Amazon had reviews from the very first day. It's always been a feature that customers love. (Many non-customers talk about how they check out the reviews on Amazon first, then buy the product someplace else.)

Initially, the review system was purely chronological. The designers didn't account for users entering hundreds or thousands of reviews.

Interestingly, only a fringe portion of the audience writes reviews. For example, while Harry Potter and the Deathly Hallows has more than 3,000 reviews, our calculations indicate Amazon sold more than 4,000,000 copies of the book. That's 0.075% or only one out of every 1,300 purchasers that took the time to write a review.

For small numbers, chronology works just fine. However, it quickly becomes unmanageable. (For example, anyone who discovers an established blog may feel they've come in at the middle of a conversation, since only the most recent topics are presented first. It seems as if the writer assumed the readers had read everything from the beginning.)

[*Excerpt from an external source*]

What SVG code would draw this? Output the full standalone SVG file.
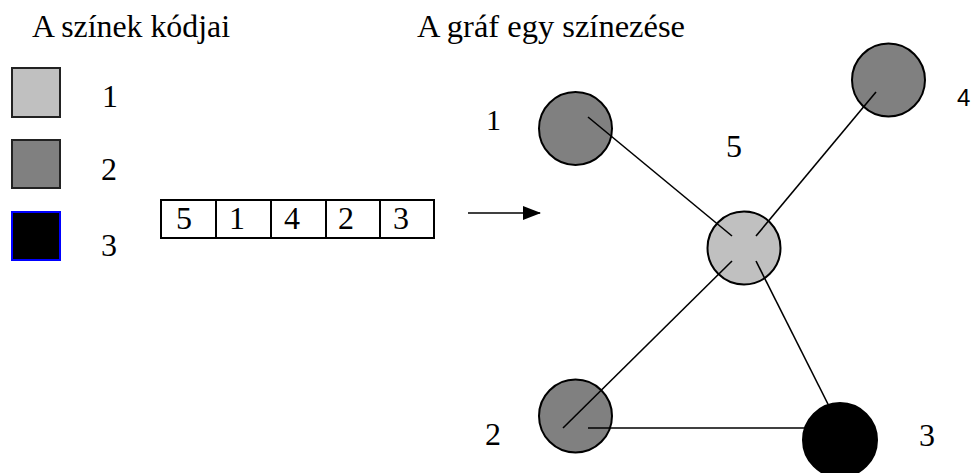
<svg xmlns="http://www.w3.org/2000/svg" width="978" height="473" viewBox="0 0 978 473">
<defs>
<style>
.sq{stroke:#222;stroke-width:2}
.node{stroke:#000;stroke-width:2}
.edge{stroke:#000;stroke-width:1.6;fill:none}
.cell{fill:#fff;stroke:#000;stroke-width:2}
</style>
<marker id="arr" markerWidth="18" markerHeight="14" refX="17" refY="7" orient="auto" markerUnits="userSpaceOnUse" viewBox="0 0 18 14">
<path d="M0,0 L18,7 L0,14 z" fill="#000"/>
</marker>
</defs>
<rect width="978" height="473" fill="#fff"/>
<g font-family="'Liberation Serif', 'Times New Roman', Times, serif" font-size="32" fill="#000">
<g id="titles">
<text x="32" y="37" textLength="198" lengthAdjust="spacingAndGlyphs">A színek kódjai</text>
<text x="417" y="37" textLength="268" lengthAdjust="spacingAndGlyphs">A gráf egy színezése</text>
</g>
<g id="legend">
<g id="legend-1"><rect class="sq" x="12" y="68" width="48" height="49" fill="#c0c0c0"/><text x="102" y="107">1</text></g>
<g id="legend-2"><rect class="sq" x="12" y="140" width="48" height="48" fill="#808080"/><text x="101" y="180">2</text></g>
<g id="legend-3"><rect x="12" y="212" width="48" height="48" fill="#000" stroke="#0000ff" stroke-width="2"/><text x="101" y="256">3</text></g>
</g>
<g id="array">
<rect class="cell" x="161" y="200" width="273" height="38"/>
<line x1="216" y1="200" x2="216" y2="238" stroke="#000" stroke-width="2"/>
<line x1="271" y1="200" x2="271" y2="238" stroke="#000" stroke-width="2"/>
<line x1="326" y1="200" x2="326" y2="238" stroke="#000" stroke-width="2"/>
<line x1="380" y1="200" x2="380" y2="238" stroke="#000" stroke-width="2"/>
<text x="176" y="229">5</text>
<text x="229" y="229">1</text>
<text x="284" y="229">4</text>
<text x="338" y="229">2</text>
<text x="393" y="229">3</text>
</g>
<g id="nodes">
<g id="node-1"><circle class="node" cx="575.5" cy="128.5" r="36.5" fill="#808080"/><text x="486" y="130" font-size="30">1</text></g>
<g id="node-5"><circle class="node" cx="744" cy="248" r="36.5" fill="#c0c0c0"/><text x="726" y="157">5</text></g>
<g id="node-4"><circle class="node" cx="888.5" cy="80" r="36.5" fill="#808080"/><text x="957" y="106" font-family="'Liberation Sans', Arial, sans-serif" font-size="24">4</text></g>
<g id="node-2"><circle class="node" cx="575.5" cy="416" r="36.5" fill="#808080"/><text x="485" y="445">2</text></g>
<g id="node-3"><circle class="node" cx="840" cy="440" r="37" fill="#000"/><text x="919" y="446">3</text></g>
</g>
</g>
<g id="connectors">
<line class="edge" x1="468" y1="213" x2="540" y2="213" stroke-width="2" marker-end="url(#arr)"/>
<line class="edge" x1="588" y1="117" x2="732" y2="236"/>
<line class="edge" x1="876" y1="92" x2="756" y2="236"/>
<line class="edge" x1="732" y1="261" x2="563" y2="428"/>
<line class="edge" x1="756" y1="261" x2="836" y2="420"/>
<line class="edge" x1="588" y1="428" x2="820" y2="428"/>
</g>
</svg>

The problem came with the eleventh review. Since the product page only showed ten on the first page, the eleventh pushed the earliest review onto a different page. This worked fine as long as every new review was better than the existing ones.

But that wasn't happening. Newer reviews often had a what-he-said vibe to them, echoing the sentiments of the well-written reviews, while, at the same time pushing them out of the reader's view.

Adding Editorial Perspective

Amazon needed a way to make the best reviews bubble to the top. The obvious approach would be an editorial team to select the best reviews for highlighting.

However, the cost would be exorbitant. While Amazon already has a team that checks reviews to eliminate spam and off-topic comments (you never see unwanted promotions in their reviews), it's a lot more work to rate each review and select the best.

Doing so would also go against Amazon's philosophy of letting the market decide what's good and bad, which makes Amazon a trusted agent. If customers perceived Amazon was selecting reviews for items that provided better profits or manufacturer kick-backs, it could damage the credibility the site.

So the team had to come up with an approach that scaled well but didn't hurt credibility. In true Amazon tradition, why not ask the customers what they thought?

The Elegance of the Question

Even though the question is one of Amazon's most important features, it's impressive how understated its introduction was. One day, for many of Amazon's users (but not all), it just showed up. It was one of many changes occurring on the site that month. Most users didn't notice it for weeks and few understood how it was going to change the value of the reviews. (It's not even clear that the team, when they launched it, truly understood what was about to happen.)